ACAD has had an important presence in the educational post-secondary sector in Alberta and, in 2001, celebrated its 75th anniversary. Originally part of the Provincial Institute of Technology and Arts (now SAIT), the Alberta College of Art, as it was then known, separated from SAIT in 1985 to become designated by the Alberta Government as an entirely autonomous and free-standing Art + Design college within the public sector. In 1995 the College amended its name to the Alberta College of Art & Design in order to acknowledge the separateness and importance of design education at the College.

In 1995, the ACAD was granted degree accreditation by the Alberta Government's Ministry of Advanced Education and Career Development. Since that time the College has been able to grant Bachelor of Fine Arts degrees to those students who successfully complete the BFA requirements of the College's four-year programs.

Most recently, in 2000, the College was further granted authority by the Alberta Government's Ministry of Learning to award a Bachelor of Design degree to those students studying Design for their degree. This recent approval signifies an important step by the College in clarifying the distinction between Design as a discipline and those of the Fine Arts, and now provides the College with two degree programs.

Throughout its long history the College has offered undergraduate education in a wide variety of Art + Design disciplines. These include Painting, Sculpture, Printmaking, Drawing, Photographic Arts, Visual Communication Design (including illustration), Ceramics, Jewellery + Metals, Fibre, Glass, Sculpture, Interdisciplinary Studies and the latest program Media Arts + Digital Technologies.
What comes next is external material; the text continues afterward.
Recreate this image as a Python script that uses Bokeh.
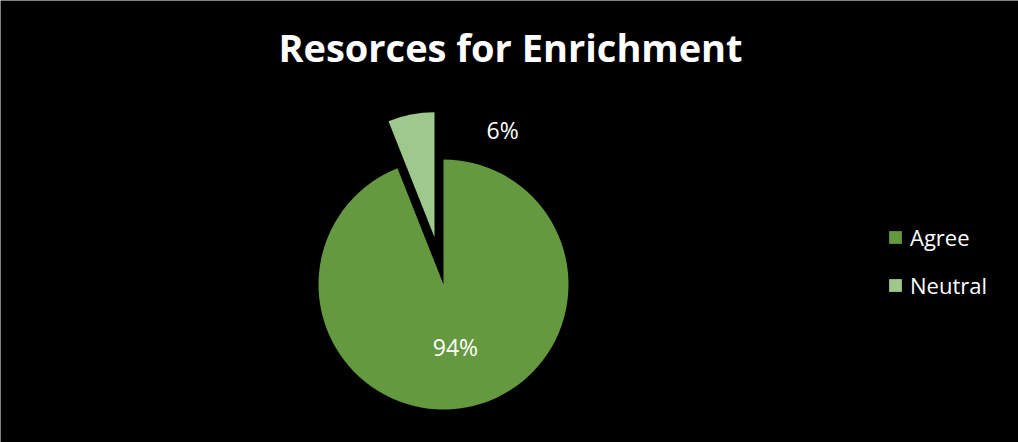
import math
import re
from bokeh.plotting import figure
from bokeh.models import Legend, LegendItem
from bokeh.core.properties import value
from bokeh.embed import file_html
from bokeh.resources import INLINE

# ---- data ----
title_text = "Resorces for Enrichment"
categories = ["Agree", "Neutral"]
values = [94, 6]
colors = ["#64993f", "#9fc88c"]

W, H = 1018, 442
p = figure(width=W, height=H, x_range=(0, W), y_range=(0, H),
           output_backend="svg", toolbar_location=None, min_border=0,
           background_fill_color="black", border_fill_color="black",
           outline_line_color=None)
p.axis.visible = False
p.grid.visible = False

cx, cy, r = 443, 158, 125
explode = [0, 48]

total = sum(values)
angles = [v / total * 2 * math.pi for v in values]
# Neutral: from 12 o'clock anticlockwise; Agree: the rest
neutral_start = math.pi / 2
neutral_end = neutral_start + angles[1]
starts = [neutral_end, neutral_start]
ends = [math.pi / 2 + 2 * math.pi, neutral_end]

xs, ys, mids = [], [], []
for i in range(len(values)):
    mid = (starts[i] + ends[i]) / 2
    mids.append(mid)
    xs.append(cx + explode[i] * math.cos(mid))
    ys.append(cy + explode[i] * math.sin(mid))

renderers = []
for i in range(len(values)):
    rr = p.wedge(x=xs[i], y=ys[i], radius=r, start_angle=starts[i],
                 end_angle=ends[i], direction="anticlock",
                 fill_color=colors[i], line_color=None)
    renderers.append(rr)

# percentage labels
lx = [cx + 0.51 * r * math.cos(mids[0]), cx + 165 * math.cos(math.radians(69))]
ly = [cy + 0.51 * r * math.sin(mids[0]), cy + 165 * math.sin(math.radians(69))]
labels = [f"{round(v / total * 100)}%" for v in values]
p.text(x=lx, y=ly, text=labels, text_color="white",
       text_font=value("Open Sans"), text_font_size="23px",
       text_align="center", text_baseline="middle")

# title
p.text(x=[510], y=[H - 46], text=[title_text], text_color="white",
       text_font=value("Open Sans"), text_font_size="38px",
       text_font_style="bold", text_align="center", text_baseline="middle")

legend = Legend(items=[LegendItem(label=categories[i], renderers=[renderers[i]])
                       for i in range(len(values))],
                location=(887, 142), orientation="vertical",
                glyph_width=16, glyph_height=16, label_standoff=7,
                label_text_color="white", label_text_font="Open Sans",
                label_text_font_size="22px", spacing=18, padding=0, margin=0,
                background_fill_alpha=0, border_line_color=None)
p.add_layout(legend)

html = file_html(p, INLINE)
html = re.sub(r"<body([^>]*)>", r'<body\1 style="background:#000000;overflow:hidden">', html, count=1)
open("out.html", "w").write(html)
In both degree streams, either Bachelor of Fine Arts or Bachelor of Design, students taking their degree will "major" in one of these studio disciplines. This "major" is chosen by students as they exit their first year of study, or on entering the College by "direct entry" from another institution. Typically this is done in either the second year or the third year. The chosen "major" discipline that students elect to concentrate their degree studies in will be supplemented throughout their degree program by a required liberal studies program and the provision of electives from other subject areas that a student may wish to take in addition to their major discipline.